[Stored data]:
+---+
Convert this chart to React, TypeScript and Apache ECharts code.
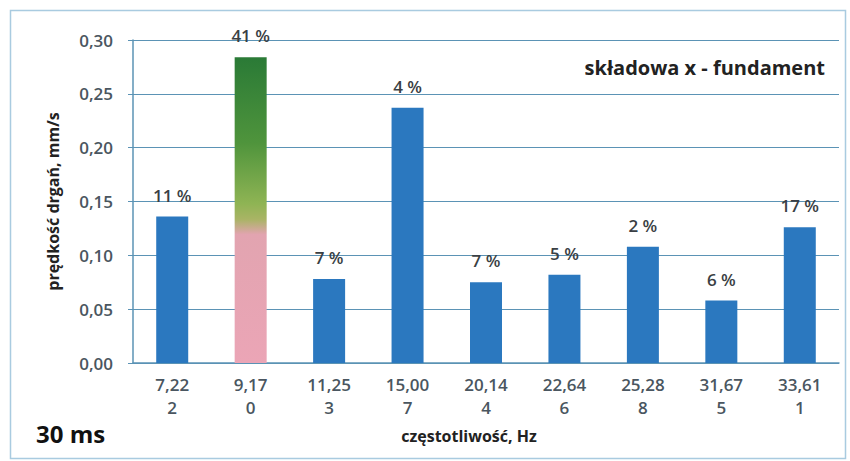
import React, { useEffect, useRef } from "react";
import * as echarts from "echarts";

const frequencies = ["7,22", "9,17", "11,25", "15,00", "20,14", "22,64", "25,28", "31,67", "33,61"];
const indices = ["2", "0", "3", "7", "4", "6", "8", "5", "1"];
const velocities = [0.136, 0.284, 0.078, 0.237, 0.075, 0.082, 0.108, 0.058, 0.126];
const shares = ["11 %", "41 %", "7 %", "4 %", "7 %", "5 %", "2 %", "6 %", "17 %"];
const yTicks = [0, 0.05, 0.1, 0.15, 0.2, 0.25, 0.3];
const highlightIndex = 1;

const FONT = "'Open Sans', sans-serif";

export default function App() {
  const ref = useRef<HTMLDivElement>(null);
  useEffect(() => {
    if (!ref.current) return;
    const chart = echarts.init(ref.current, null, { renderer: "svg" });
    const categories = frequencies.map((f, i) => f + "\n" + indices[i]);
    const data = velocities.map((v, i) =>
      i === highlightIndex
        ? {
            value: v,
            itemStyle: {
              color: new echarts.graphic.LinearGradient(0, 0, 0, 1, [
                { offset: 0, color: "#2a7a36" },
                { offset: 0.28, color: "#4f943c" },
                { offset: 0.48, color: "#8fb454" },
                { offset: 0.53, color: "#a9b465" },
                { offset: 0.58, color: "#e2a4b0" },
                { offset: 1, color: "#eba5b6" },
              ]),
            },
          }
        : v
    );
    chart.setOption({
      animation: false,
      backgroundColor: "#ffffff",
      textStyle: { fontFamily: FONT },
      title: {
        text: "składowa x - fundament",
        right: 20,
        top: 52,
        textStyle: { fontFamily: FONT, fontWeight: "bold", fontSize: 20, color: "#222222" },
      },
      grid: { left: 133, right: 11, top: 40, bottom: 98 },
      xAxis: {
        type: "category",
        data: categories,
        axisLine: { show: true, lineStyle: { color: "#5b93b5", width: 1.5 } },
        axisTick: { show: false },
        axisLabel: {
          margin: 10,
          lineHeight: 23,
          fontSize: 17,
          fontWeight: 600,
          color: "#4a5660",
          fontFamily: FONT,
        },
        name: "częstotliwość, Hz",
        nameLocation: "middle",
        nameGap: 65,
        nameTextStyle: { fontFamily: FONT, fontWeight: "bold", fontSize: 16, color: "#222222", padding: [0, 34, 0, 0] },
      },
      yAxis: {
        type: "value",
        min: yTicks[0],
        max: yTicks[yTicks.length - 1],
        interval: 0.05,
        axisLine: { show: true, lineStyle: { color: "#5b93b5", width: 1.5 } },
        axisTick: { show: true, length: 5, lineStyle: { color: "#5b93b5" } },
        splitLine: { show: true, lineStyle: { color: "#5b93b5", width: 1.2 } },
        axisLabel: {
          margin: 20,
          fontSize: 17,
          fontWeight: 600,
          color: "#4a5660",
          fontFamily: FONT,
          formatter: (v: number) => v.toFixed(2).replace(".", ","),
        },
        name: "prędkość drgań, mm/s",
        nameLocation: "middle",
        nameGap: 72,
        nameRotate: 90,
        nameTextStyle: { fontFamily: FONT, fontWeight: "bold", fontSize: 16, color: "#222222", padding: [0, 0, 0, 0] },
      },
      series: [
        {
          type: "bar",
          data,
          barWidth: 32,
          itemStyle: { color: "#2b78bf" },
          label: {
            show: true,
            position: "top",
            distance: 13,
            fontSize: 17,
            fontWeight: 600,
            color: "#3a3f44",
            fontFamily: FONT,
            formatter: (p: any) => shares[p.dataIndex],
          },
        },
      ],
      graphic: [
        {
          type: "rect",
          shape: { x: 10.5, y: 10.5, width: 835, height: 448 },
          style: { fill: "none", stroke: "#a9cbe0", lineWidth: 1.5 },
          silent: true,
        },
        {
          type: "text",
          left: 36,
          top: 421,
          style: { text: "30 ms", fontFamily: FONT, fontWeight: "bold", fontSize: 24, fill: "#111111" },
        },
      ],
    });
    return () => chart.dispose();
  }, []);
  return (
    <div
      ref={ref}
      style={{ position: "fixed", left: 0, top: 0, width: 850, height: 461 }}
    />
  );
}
+---+
[Written exercise]: Retype the data above exactly; pictures are not part of the copy.

[Solution for this exercise]:
Convert this chart to React, TypeScript and Apache ECharts code.
import React, { useEffect, useRef } from "react";
import * as echarts from "echarts";

const frequencies = ["7,22", "9,17", "11,25", "15,00", "20,14", "22,64", "25,28", "31,67", "33,61"];
const indices = ["2", "0", "3", "7", "4", "6", "8", "5", "1"];
const velocities = [0.136, 0.284, 0.078, 0.237, 0.075, 0.082, 0.108, 0.058, 0.126];
const shares = ["11 %", "41 %", "7 %", "4 %", "7 %", "5 %", "2 %", "6 %", "17 %"];
const yTicks = [0, 0.05, 0.1, 0.15, 0.2, 0.25, 0.3];
const highlightIndex = 1;

const FONT = "'Open Sans', sans-serif";

export default function App() {
  const ref = useRef<HTMLDivElement>(null);
  useEffect(() => {
    if (!ref.current) return;
    const chart = echarts.init(ref.current, null, { renderer: "svg" });
    const categories = frequencies.map((f, i) => f + "\n" + indices[i]);
    const data = velocities.map((v, i) =>
      i === highlightIndex
        ? {
            value: v,
            itemStyle: {
              color: new echarts.graphic.LinearGradient(0, 0, 0, 1, [
                { offset: 0, color: "#2a7a36" },
                { offset: 0.28, color: "#4f943c" },
                { offset: 0.48, color: "#8fb454" },
                { offset: 0.53, color: "#a9b465" },
                { offset: 0.58, color: "#e2a4b0" },
                { offset: 1, color: "#eba5b6" },
              ]),
            },
          }
        : v
    );
    chart.setOption({
      animation: false,
      backgroundColor: "#ffffff",
      textStyle: { fontFamily: FONT },
      title: {
        text: "składowa x - fundament",
        right: 20,
        top: 52,
        textStyle: { fontFamily: FONT, fontWeight: "bold", fontSize: 20, color: "#222222" },
      },
      grid: { left: 133, right: 11, top: 40, bottom: 98 },
      xAxis: {
        type: "category",
        data: categories,
        axisLine: { show: true, lineStyle: { color: "#5b93b5", width: 1.5 } },
        axisTick: { show: false },
        axisLabel: {
          margin: 10,
          lineHeight: 23,
          fontSize: 17,
          fontWeight: 600,
          color: "#4a5660",
          fontFamily: FONT,
        },
        name: "częstotliwość, Hz",
        nameLocation: "middle",
        nameGap: 65,
        nameTextStyle: { fontFamily: FONT, fontWeight: "bold", fontSize: 16, color: "#222222", padding: [0, 34, 0, 0] },
      },
      yAxis: {
        type: "value",
        min: yTicks[0],
        max: yTicks[yTicks.length - 1],
        interval: 0.05,
        axisLine: { show: true, lineStyle: { color: "#5b93b5", width: 1.5 } },
        axisTick: { show: true, length: 5, lineStyle: { color: "#5b93b5" } },
        splitLine: { show: true, lineStyle: { color: "#5b93b5", width: 1.2 } },
        axisLabel: {
          margin: 20,
          fontSize: 17,
          fontWeight: 600,
          color: "#4a5660",
          fontFamily: FONT,
          formatter: (v: number) => v.toFixed(2).replace(".", ","),
        },
        name: "prędkość drgań, mm/s",
        nameLocation: "middle",
        nameGap: 72,
        nameRotate: 90,
        nameTextStyle: { fontFamily: FONT, fontWeight: "bold", fontSize: 16, color: "#222222", padding: [0, 0, 0, 0] },
      },
      series: [
        {
          type: "bar",
          data,
          barWidth: 32,
          itemStyle: { color: "#2b78bf" },
          label: {
            show: true,
            position: "top",
            distance: 13,
            fontSize: 17,
            fontWeight: 600,
            color: "#3a3f44",
            fontFamily: FONT,
            formatter: (p: any) => shares[p.dataIndex],
          },
        },
      ],
      graphic: [
        {
          type: "rect",
          shape: { x: 10.5, y: 10.5, width: 835, height: 448 },
          style: { fill: "none", stroke: "#a9cbe0", lineWidth: 1.5 },
          silent: true,
        },
        {
          type: "text",
          left: 36,
          top: 421,
          style: { text: "30 ms", fontFamily: FONT, fontWeight: "bold", fontSize: 24, fill: "#111111" },
        },
      ],
    });
    return () => chart.dispose();
  }, []);
  return (
    <div
      ref={ref}
      style={{ position: "fixed", left: 0, top: 0, width: 850, height: 461 }}
    />
  );
}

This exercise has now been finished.